The last few weeks proved that stock market volatility really never went away, even if it was forgotten. With the S&P 500 dropping more than 7 percent at in the first week of February¹, it is important to remember that these types of events occur in the stock markets annually, if not even more frequently. We believe any loss by investors over this period is dwarfed by the returns achieved in 2017 and the beginning of 2018. While that still may be the case, the most recent drop, while unsettling, is completely normal when put into the context of the stock market’s history. Some may argue that the most recent bout of volatility is a good one because markets have run too far, too fast.
Keep in mind that the recent drop and volatility does not even count as a stock market correction. Stock market corrections are generally considered to be drops of more than 10 percent. Our research shows that stock market corrections are not rare, so it would not be unusual to see the stock market drop further and get us into that territory. The potential threat of rising rates and inflation is certainly enough to stir some panic where none has been in the recent past. Any short-term volatility, however, should not make us lose sight of why we are invested in the stock market in the first place.

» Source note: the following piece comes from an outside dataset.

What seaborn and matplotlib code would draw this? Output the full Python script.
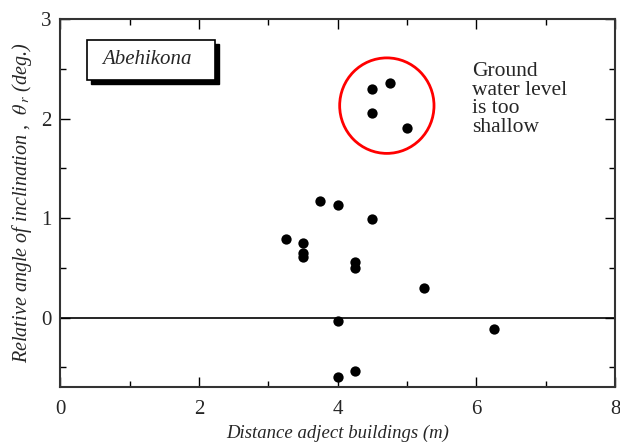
import matplotlib
matplotlib.use("Agg")
import matplotlib.pyplot as plt
from matplotlib.patches import Ellipse, Rectangle
from matplotlib.ticker import MultipleLocator
import seaborn as sns
import pandas as pd

distance = [4.5, 4.75, 4.5, 5.0, 3.75, 4.0, 4.5, 3.25, 3.5, 3.5, 3.5, 4.25, 4.25, 5.25, 4.0, 6.25, 4.0, 4.25]
angle = [2.30, 2.36, 2.06, 1.91, 1.17, 1.13, 0.99, 0.79, 0.75, 0.65, 0.61, 0.56, 0.50, 0.30, -0.03, -0.12, -0.60, -0.54]
site_label = "Abehikona"
note_text = "Ground\nwater level\nis too\nshallow"

df = pd.DataFrame({"distance": distance, "angle": angle})

sns.set_theme(style="white")
plt.rcParams['font.family'] = ['Liberation Serif', 'DejaVu Serif']
plt.rcParams['mathtext.fontset'] = 'stix'

fig = plt.figure(figsize=(6.2, 4.44), dpi=100)
ax = fig.add_axes([0.097, 0.128, 0.895, 0.829])

sns.scatterplot(data=df, x="distance", y="angle", ax=ax, color="black",
                s=55, edgecolor="black", linewidth=0, legend=False, zorder=3)

ax.axhline(0, color="black", lw=1.2, zorder=2)

ax.set_xlim(0, 8)
ax.set_ylim(-0.7, 3)
ax.xaxis.set_major_locator(MultipleLocator(2))
ax.xaxis.set_minor_locator(MultipleLocator(1))
ax.yaxis.set_major_locator(MultipleLocator(1))
ax.yaxis.set_minor_locator(MultipleLocator(0.5))
ax.tick_params(which="both", direction="in", top=True, right=True,
               bottom=True, left=True, color="black", labelsize=15)
ax.tick_params(which="major", length=7, width=1)
ax.tick_params(which="minor", length=4, width=1)
ax.tick_params(axis="x", which="major", pad=9)
ax.tick_params(axis="y", which="major", pad=6)
for s in ax.spines.values():
    s.set_color("#333333")
    s.set_linewidth(1.5)

ax.set_xlabel("Distance adject buildings (m)", fontsize=13.5, style="italic", labelpad=4)
ax.set_ylabel(r"Relative angle of inclination ,  $\theta_{\,r}$ (deg.)", fontsize=14.5,
              style="italic", labelpad=5)

ell = Ellipse((4.71, 2.13), width=1.36, height=0.96, fill=False,
              edgecolor="red", lw=2, zorder=4)
ax.add_patch(ell)

ax.text(5.94, 2.57, note_text, fontsize=15.5, va="top", ha="left", linespacing=0.98)

# label box with shadow (axes coordinates)
bx0, by0, bw, bh = 0.0486, 0.835, 0.2306, 0.109
dx, dy = 0.0072, -0.011
ax.add_patch(Rectangle((bx0 + dx, by0 + dy), bw, bh, transform=ax.transAxes,
                       fc="black", ec="black", lw=1, zorder=5))
ax.add_patch(Rectangle((bx0, by0), bw, bh, transform=ax.transAxes,
                       fc="white", ec="black", lw=1.2, zorder=6))
ax.text(bx0 + 0.027, by0 + bh / 2, site_label, transform=ax.transAxes,
        fontsize=15, style="italic", va="center", ha="left", zorder=7)

fig.savefig("out.png", dpi=100)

Over the long term, the stock market is still one of the largest wealth creators there is. Because stocks are risky, your exposure to the stock market, of course, should vary. These moments serve as good opportunities to take stock (no pun intended) of your portfolio and its exposure to stocks. Be sure your risk preferences are aligned with your goals. If the most recent stock drop was a little unsettling, then maybe a more conservative or moderate approach is the right one for you. Stock market volatility is not going away, it is just back to where it always was. That, is a good thing.